Is the Absence of Risk Stunting the Next Generation of Risk Managers?
There’s no shortage of news stories and studies telling us that this generation of children is the most parented and protected in America’s history.
When it comes to childhood, experts believe we have “a cultural emphasis on eliminating or minimizing physical risk.”
Children of the 1970s and 1980s recount stories of the joys of laissez-fare parenting. They rode their bikes all over town until dinner time and knocked on friends’ doors instead of having their parents plan playdates.
Not to sound like the curmudgeon who walked to school uphill both ways in the snow, but I remember making the half-a-mile walk to elementary school by myself each day. Today parents feel obligated to walk their second graders the quarter mile to school. I know, because I did the same.
As children grow older, parents can track their whereabouts and screen time, creating a dynamic with more oversight and less freedom. There’s also less opportunity to engage in risk judgement and decision-making. It’s a problem.
As Jess Row described it in The New Yorker, “This concern for children’s whereabouts—physical and psychological—isn’t just warding off some kind of catastrophic danger; it’s about an aversion to any kind of risk, to even the smallest mistake or setback.”
The Problem of Risk-Free Life
The problem with living a risk-free life is that it doesn’t last forever. Eventually, children become adults and enter the workforce. There, they’ll have to navigate the perils of the business world (not to mention the personal challenges of adulthood).

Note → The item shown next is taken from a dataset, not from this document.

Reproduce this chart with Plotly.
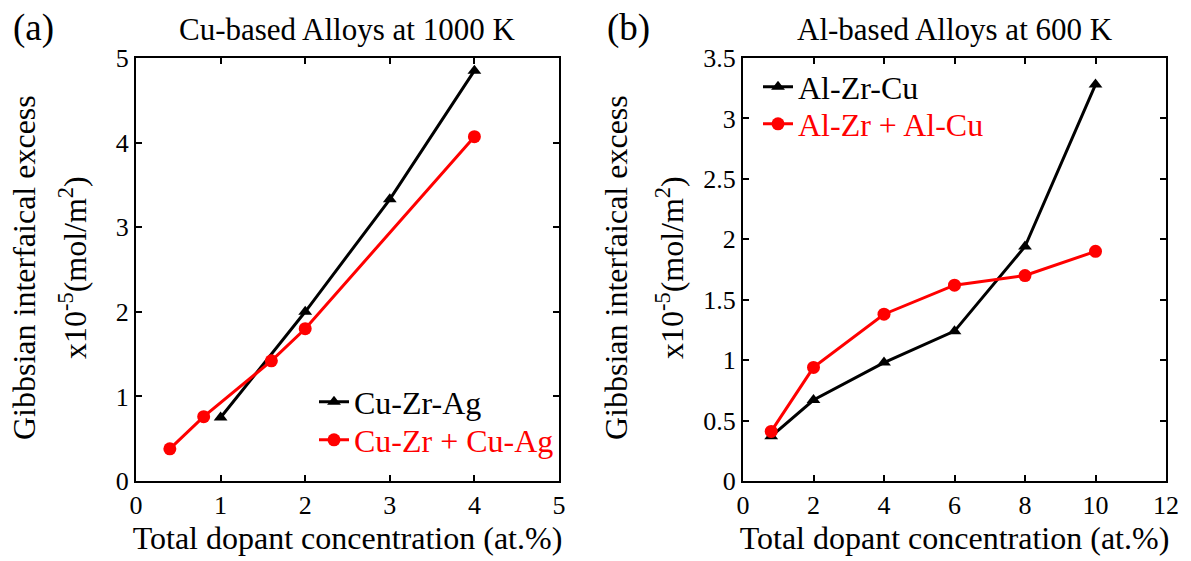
import plotly.graph_objects as go

# ---- data ----
cu_ternary_x = [1, 2, 3, 4]
cu_ternary_y = [0.75, 2.0, 3.33, 4.85]
cu_binary_x = [0.4, 0.8, 1.6, 2, 4]
cu_binary_y = [0.38, 0.76, 1.42, 1.80, 4.07]

al_ternary_x = [0.8, 2, 4, 6, 8, 10]
al_ternary_y = [0.37, 0.67, 0.98, 1.24, 1.94, 3.28]
al_binary_x = [0.8, 2, 4, 6, 8, 10]
al_binary_y = [0.41, 0.94, 1.38, 1.62, 1.70, 1.90]

W, H = 1191, 561
FONT = "'Liberation Serif', 'Times New Roman', Times, serif"
BLACK = "#000000"
RED = "#ff0000"

def px(x):
    return x / W

def py(y):
    return 1 - y / H

fig = go.Figure()

fig.add_trace(go.Scatter(x=cu_ternary_x, y=cu_ternary_y, mode="lines+markers",
                         name="Cu-Zr-Ag", line=dict(color=BLACK, width=3),
                         marker=dict(symbol="triangle-up", size=12, color=BLACK),
                         xaxis="x", yaxis="y", legend="legend"))
fig.add_trace(go.Scatter(x=cu_binary_x, y=cu_binary_y, mode="lines+markers",
                         name="<span style='color:#ff0000'>Cu-Zr + Cu-Ag</span>",
                         line=dict(color=RED, width=3),
                         marker=dict(symbol="circle", size=13, color=RED),
                         xaxis="x", yaxis="y", legend="legend2"))
fig.add_trace(go.Scatter(x=al_ternary_x, y=al_ternary_y, mode="lines+markers",
                         name="Al-Zr-Cu", line=dict(color=BLACK, width=3),
                         marker=dict(symbol="triangle-up", size=12, color=BLACK),
                         xaxis="x2", yaxis="y2", legend="legend3"))
fig.add_trace(go.Scatter(x=al_binary_x, y=al_binary_y, mode="lines+markers",
                         name="<span style='color:#ff0000'>Al-Zr + Al-Cu</span>",
                         line=dict(color=RED, width=3),
                         marker=dict(symbol="circle", size=13, color=RED),
                         xaxis="x2", yaxis="y2", legend="legend4"))

axis_common = dict(showline=True, linecolor=BLACK, linewidth=2, mirror="allticks",
                   ticks="inside", ticklen=6, tickwidth=2, tickcolor=BLACK,
                   showgrid=False, zeroline=False, automargin=False,
                   tickfont=dict(family=FONT, size=26, color=BLACK))

ydom = [py(481), py(58)]

def leg(xpix, ypix):
    return dict(x=px(xpix), y=py(ypix), xanchor="left", yanchor="middle",
                bgcolor="rgba(0,0,0,0)", borderwidth=0,
                font=dict(family=FONT, size=32, color=BLACK),
                itemwidth=30)

fig.update_layout(
    width=W, height=H,
    margin=dict(l=0, r=0, t=0, b=0, autoexpand=False),
    paper_bgcolor="white", plot_bgcolor="white",
    font=dict(family=FONT, color=BLACK),
    xaxis=dict(domain=[px(136), px(559)], range=[0, 5], dtick=1, anchor="y",
               title=dict(text="Total dopant concentration (at.%)",
                          font=dict(family=FONT, size=32), standoff=4),
               **axis_common),
    yaxis=dict(domain=ydom, range=[0, 5], dtick=1, anchor="x", **axis_common),
    xaxis2=dict(domain=[px(743), px(1166)], range=[0, 12], dtick=2, anchor="y2",
                title=dict(text="Total dopant concentration (at.%)",
                           font=dict(family=FONT, size=32), standoff=4),
                **axis_common),
    yaxis2=dict(domain=ydom, range=[0, 3.5], dtick=0.5, anchor="x2", **axis_common),
    legend=leg(314, 402),
    legend2=leg(314, 440),
    legend3=leg(758, 87),
    legend4=leg(758, 124),
    showlegend=True,
)

annotations = [
    dict(text="Cu-based Alloys at 1000 K", x=px(347), y=py(30)),
    dict(text="Al-based Alloys at 600 K", x=px(955), y=py(30)),
]
for a in annotations:
    a.update(xref="paper", yref="paper", showarrow=False, xanchor="center", yanchor="middle",
             font=dict(family=FONT, size=31, color=BLACK))

panel_labels = [
    dict(text="(a)", x=px(33), y=py(28)),
    dict(text="(b)", x=px(628), y=py(28)),
]
for a in panel_labels:
    a.update(xref="paper", yref="paper", showarrow=False, xanchor="center", yanchor="middle",
             font=dict(family=FONT, size=37, color=BLACK))

ytitles = [
    dict(text="Gibbsian interfaical excess", x=px(24), y=py(268)),
    dict(text="x10<sup>-5</sup>(mol/m<sup>2</sup>)", x=px(73), y=py(268)),
    dict(text="Gibbsian interfaical excess", x=px(616), y=py(268)),
    dict(text="x10<sup>-5</sup>(mol/m<sup>2</sup>)", x=px(670), y=py(268)),
]
for a in ytitles:
    a.update(xref="paper", yref="paper", showarrow=False, xanchor="center", yanchor="middle",
             textangle=-90, font=dict(family=FONT, size=32, color=BLACK))

fig.update_layout(annotations=annotations + panel_labels + ytitles)

fig.write_html("out.html",
               config={"displayModeBar": False},
               post_script="document.body.style.margin='0';document.body.style.overflow='hidden';")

If we don’t give children the opportunity to encounter reasonable, relatively low-stakes risk, how will they be prepared to identify, understand, and deal with risk at the enterprise level?
Experience with risk:
1. Makes us better decision makers.
When a child is faced with a reasonable risk, he has to make a decision and then review the outcome. For instance, a child might have to decide whether or not to try and jump over a stream when walking on a trail. The child may clear the stream or he may end up soaked with muddy water. Either way, he learns a valuable lesson. He absorbs information about why his decision worked or failed and what could have been done differently. He’ll be more informed the next time he faces a decision.
2. Gives us confidence that we can overcome obstacles.
Every time a child makes a decision for herself, she becomes more comfortable with decision making and consequences. She’ll learn how to cope when something goes wrong and that it’s possible to take corrective action and/or try again. It develops persistence and grit. It will also make her more likely to anticipate potential complications and have a plan to mitigate them.
3. Helps us assess risk as a group.
Decisions aren’t always made at the individual level. Sometimes children will have to decide what to do as a group. These situations help kids learn to speak up when they perceive risk and offer solutions. They also learn to listen to input from others.
4. Teaches us to work independently.
Dealing with risk requires a degree of cerebral effort. Those left to face a risk on their own learn how to work out problems without immediately running to others for help. They grow up to make much better employees.
Banking inherently involves risk. There’s the basic risk that customers will default on loans or that a poor economy will reduce loan growth. There are runs on the bank and robberies. From a more strategic standpoint, there’s the risk that new competitors will have an advantage that could take away market share. And those are just a few. The list goes on and on and on.
As new risks continue to emerge—everything from cyber risk to compliance burden—our industry will continue to need board members, executives, and risk managers who are comfortable evaluating, measuring, and mitigating risk.
While reducing the risk our children face may seem like a gift, exposing them to reasonable risks is just as valuable. As more organizations discover this, the pendulum for childhood risk may be shifting.
For example, last year The New York Times reported on a school in England that swapped out plastic play equipment for piles of wood, crates, loose bricks, log stumps, hammers, saws, and a mud pit to “bring in risk” and build resilience.
I admit I have some serious reservations about giving kids saws to play with, but perhaps I’m being overly cautious. If we never let our children use sharp objects, they’ll never get a feel for how they work. Instead we’ll develop kids who are afraid of them or kids who don’t respect them.
I’d know which person I’d prefer to hire.